I started trying to work with the BM62 Bluetooth module. I got it soldered to a breadboard adapter and spent many hours fighting with inadequate documentation and arcane configuration tools to reach a dead end (UPDATE: crisis averted - it was a short between two pins caused by sloppy soldering; more in upcoming post).

I successfully updated the firmware and wrote a custom configuration to the module. It shows up as an available Bluetooth device on my phone, but pairing fails. The LED indicators on the board seem to indicate that it is stuck in an infinite reboot loop (restarts about once every second).
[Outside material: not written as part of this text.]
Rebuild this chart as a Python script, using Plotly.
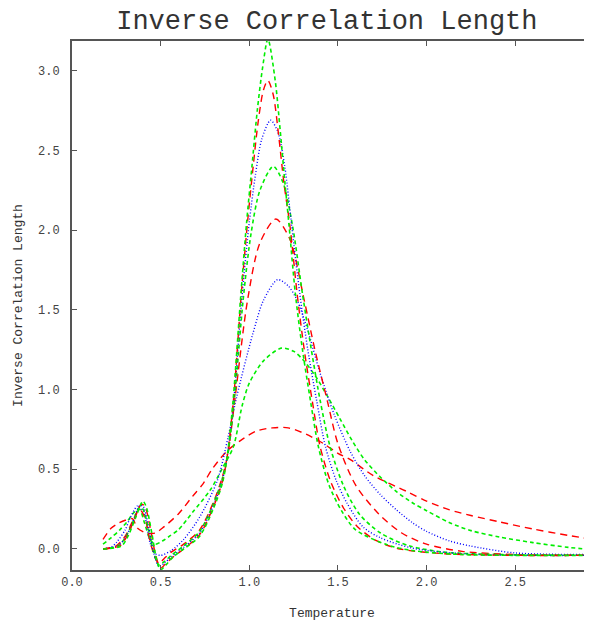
import plotly.graph_objects as go

# Curve 1 (red dashed, broadest)
T1 = [0.175, 0.22, 0.26, 0.30, 0.34, 0.37, 0.42, 0.47, 0.52, 0.60, 0.68, 0.74, 0.79, 0.87, 0.95, 1.04,
      1.13, 1.22, 1.32, 1.42, 1.50, 1.57, 1.70, 1.89, 2.00, 2.13, 2.25, 2.41, 2.60, 2.80, 2.95]
V1 = [0.06, 0.13, 0.16, 0.18, 0.19, 0.13, 0.10, 0.10, 0.14, 0.22, 0.33, 0.41, 0.50, 0.61, 0.68, 0.74,
      0.76, 0.76, 0.72, 0.66, 0.60, 0.56, 0.46, 0.36, 0.30, 0.245, 0.21, 0.17, 0.125, 0.085, 0.058]

# Curve 2 (green dashed)
T2 = [0.175, 0.22, 0.27, 0.31, 0.35, 0.38, 0.41, 0.44, 0.47, 0.51, 0.55, 0.60, 0.68, 0.78, 0.85, 0.91,
      0.96, 1.00, 1.08, 1.18, 1.25, 1.30, 1.37, 1.44, 1.51, 1.58, 1.65, 1.74, 1.83, 1.92, 2.00, 2.13,
      2.25, 2.41, 2.60, 2.80, 2.95]
V2 = [0.03, 0.07, 0.12, 0.17, 0.23, 0.25, 0.16, 0.06, 0.03, 0.05, 0.08, 0.12, 0.23, 0.37, 0.51, 0.64,
      0.90, 1.04, 1.18, 1.26, 1.24, 1.19, 1.09, 0.96, 0.82, 0.68, 0.56, 0.45, 0.36, 0.29, 0.24, 0.165,
      0.115, 0.075, 0.04, 0.01, -0.005]

# Curve 3 (blue dotted)
T3 = [0.175, 0.22, 0.25, 0.30, 0.33, 0.37, 0.40, 0.42, 0.44, 0.47, 0.50, 0.56, 0.63, 0.72, 0.82, 0.88,
      0.93, 1.02, 1.08, 1.16, 1.22, 1.27, 1.33, 1.40, 1.48, 1.57, 1.65, 1.74, 1.83, 1.92, 2.00, 2.13,
      2.25, 2.50, 2.95]
V3 = [0.0, 0.01, 0.04, 0.12, 0.20, 0.27, 0.24, 0.16, 0.04, -0.03, -0.04, -0.01, 0.06, 0.20, 0.43, 0.70,
      0.96, 1.35, 1.56, 1.69, 1.65, 1.56, 1.37, 1.10, 0.84, 0.61, 0.46, 0.34, 0.245, 0.165, 0.11, 0.05,
      0.018, -0.025, -0.035]

# Curve 4 (red dashed)
T4 = [0.175, 0.25, 0.30, 0.34, 0.38, 0.41, 0.44, 0.47, 0.49, 0.52, 0.56, 0.63, 0.72, 0.80, 0.85, 0.88,
      0.92, 0.99, 1.06, 1.15, 1.23, 1.31, 1.37, 1.44, 1.50, 1.60, 1.73, 1.86, 2.00, 2.20, 2.50, 2.95]
V4 = [0.0, 0.02, 0.08, 0.17, 0.25, 0.20, 0.05, -0.06, -0.09, -0.06, -0.02, 0.03, 0.12, 0.30, 0.46, 0.60,
      0.95, 1.56, 1.92, 2.07, 1.94, 1.56, 1.25, 0.93, 0.66, 0.40, 0.22, 0.10, 0.03, -0.015, -0.035, -0.04]

# Curve 5 (green dashed)
T5 = [0.175, 0.26, 0.30, 0.34, 0.38, 0.40, 0.43, 0.46, 0.49, 0.52, 0.56, 0.63, 0.72, 0.80, 0.85, 0.88,
      0.917, 0.965, 1.01, 1.06, 1.135, 1.19, 1.245, 1.30, 1.35, 1.40, 1.456, 1.53, 1.62, 1.74, 1.90, 2.10,
      2.40, 2.95]
V5 = [0.0, 0.02, 0.07, 0.16, 0.26, 0.25, 0.13, -0.02, -0.10, -0.08, -0.04, 0.02, 0.11, 0.29, 0.45, 0.60,
      0.95, 1.56, 1.98, 2.25, 2.40, 2.30, 2.02, 1.60, 1.25, 0.93, 0.64, 0.40, 0.22, 0.10, 0.02, -0.02,
      -0.035, -0.04]

# Curve 6 (blue dotted)
T6 = [0.175, 0.26, 0.30, 0.34, 0.38, 0.40, 0.43, 0.46, 0.49, 0.52, 0.56, 0.63, 0.72, 0.80, 0.85, 0.878,
      0.914, 0.957, 1.00, 1.035, 1.07, 1.12, 1.16, 1.20, 1.24, 1.285, 1.33, 1.38, 1.43, 1.49, 1.55, 1.64,
      1.74, 1.92, 2.20, 2.60, 2.95]
V6 = [0.0, 0.02, 0.07, 0.16, 0.27, 0.27, 0.15, -0.02, -0.11, -0.09, -0.05, 0.01, 0.10, 0.28, 0.44, 0.60,
      0.95, 1.56, 2.05, 2.35, 2.57, 2.69, 2.62, 2.40, 2.02, 1.60, 1.25, 0.93, 0.64, 0.43, 0.29, 0.14,
      0.07, 0.005, -0.03, -0.04, -0.04]

# Curve 7 (red dashed)
T7 = [0.175, 0.27, 0.31, 0.35, 0.39, 0.41, 0.44, 0.47, 0.50, 0.53, 0.57, 0.63, 0.72, 0.80, 0.85, 0.878,
      0.912, 0.952, 0.99, 1.02, 1.05, 1.08, 1.105, 1.135, 1.165, 1.195, 1.23, 1.27, 1.31, 1.355, 1.40,
      1.46, 1.53, 1.61, 1.72, 1.85, 2.10, 2.50, 2.95]
V7 = [0.0, 0.02, 0.08, 0.18, 0.28, 0.27, 0.14, -0.03, -0.12, -0.09, -0.05, 0.0, 0.09, 0.27, 0.43, 0.60,
      0.95, 1.56, 2.05, 2.38, 2.68, 2.88, 2.94, 2.85, 2.60, 2.30, 2.02, 1.60, 1.25, 0.93, 0.64,
      0.42, 0.26, 0.14, 0.05, 0.0, -0.03, -0.04, -0.04]

# Curve 8 (green dashed, narrowest)
T8 = [0.175, 0.28, 0.32, 0.36, 0.40, 0.42, 0.45, 0.48, 0.50, 0.53, 0.57, 0.63, 0.72, 0.80, 0.85, 0.88,
      0.91, 0.95, 0.985, 1.015, 1.045, 1.075, 1.105, 1.146, 1.174, 1.20, 1.225, 1.26, 1.30, 1.345, 1.39,
      1.45, 1.52, 1.60, 1.78, 1.92, 2.20, 2.95]
V8 = [0.0, 0.02, 0.09, 0.20, 0.30, 0.26, 0.10, -0.08, -0.13, -0.10, -0.05, 0.0, 0.08, 0.26, 0.42, 0.62,
      0.95, 1.56, 2.05, 2.40, 2.75, 3.02, 3.20, 2.94, 2.63, 2.31, 2.02, 1.60, 1.25, 0.93, 0.64,
      0.40, 0.24, 0.12, 0.025, -0.01, -0.035, -0.04]

X_TICKS = [0.0, 0.5, 1.0, 1.5, 2.0, 2.5]
X_TICK_LABELS = ["0.0", "0.5", "1.0", "1.5", "2.0", "2.5"]
Y_TICKS = [0.0, 0.5, 1.0, 1.5, 2.0, 2.5, 3.0]
Y_TICK_LABELS = ["0.0", "0.5", "1.0", "1.5", "2.0", "2.5", "3.0"]

RED = "#ff0000"
GREEN = "#00ee00"
BLUE = "#0000ff"

styles = {
    "red": dict(color=RED, width=1.4, dash="7px,5px"),
    "green": dict(color=GREEN, width=1.6, dash="4px,3px"),
    "blue": dict(color=BLUE, width=1.4, dash="1px,2px"),
}

series = [
    (T1, V1, "red"), (T2, V2, "green"), (T3, V3, "blue"), (T4, V4, "red"),
    (T5, V5, "green"), (T6, V6, "blue"), (T7, V7, "red"), (T8, V8, "green"),
]

fig = go.Figure()
for t, v, s in series:
    fig.add_trace(go.Scatter(x=t, y=v, mode="lines", line=dict(**styles[s], shape="spline", smoothing=0.8),
                             showlegend=False, hoverinfo="skip"))

MONO = "Liberation Mono, Courier New, monospace"
axis_col = "#555555"

# page body has an 8px margin, so the figure is sized to fit the window from (8, 8)
fig.update_layout(
    width=584, height=619, autosize=False,
    margin=dict(l=64, r=0, t=33, b=57, autoexpand=False),
    paper_bgcolor="white", plot_bgcolor="white",
    title=dict(text="Inverse Correlation Length", x=0.546, xanchor="center", xref="container",
               y=0.981, yanchor="middle",
               font=dict(family=MONO, size=27, color="#333333")),
    font=dict(family=MONO, color="#333333"),
)
fig.update_xaxes(
    range=[0, 2.933], tickvals=X_TICKS, ticktext=X_TICK_LABELS, automargin=False,
    showgrid=False, zeroline=False, showline=True, linecolor=axis_col, linewidth=2,
    mirror="ticks", ticks="inside", ticklen=5, tickcolor=axis_col, tickwidth=1,
    tickfont=dict(family=MONO, size=12, color="#444444"),
    title=dict(text="Temperature", font=dict(family=MONO, size=13, color="#333333"), standoff=18),
)
fig.update_yaxes(
    range=[-0.132, 3.187], tickvals=Y_TICKS, ticktext=Y_TICK_LABELS, automargin=False,
    showgrid=False, zeroline=False, showline=True, linecolor=axis_col, linewidth=2,
    ticks="inside", ticklen=5, tickcolor=axis_col, tickwidth=1, ticklabelstandoff=8,
    tickfont=dict(family=MONO, size=12, color="#444444"),
    title=dict(text="Inverse Correlation Length", font=dict(family=MONO, size=13, color="#333333"), standoff=12),
)

fig.write_html("out.html")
I’ve tried many combinations of configuration options, and even some of the provided default/demo configurations, trying to just get anything to work. Documentation for this stuff is horrendous, and there’s practically zero online community/forum support for it (most forum threads about it have zero responses and are a couple years old).

This infinite reboot behavior makes no sense, so I’m left to assume I messed something up when soldering the chip to the board (my first attempt of soldering any kind of small surface mount connections). I’m starting to think my best path forward is to order a new chip and adapter board and pay an expert to solder it for me this time to rule out hardware issues.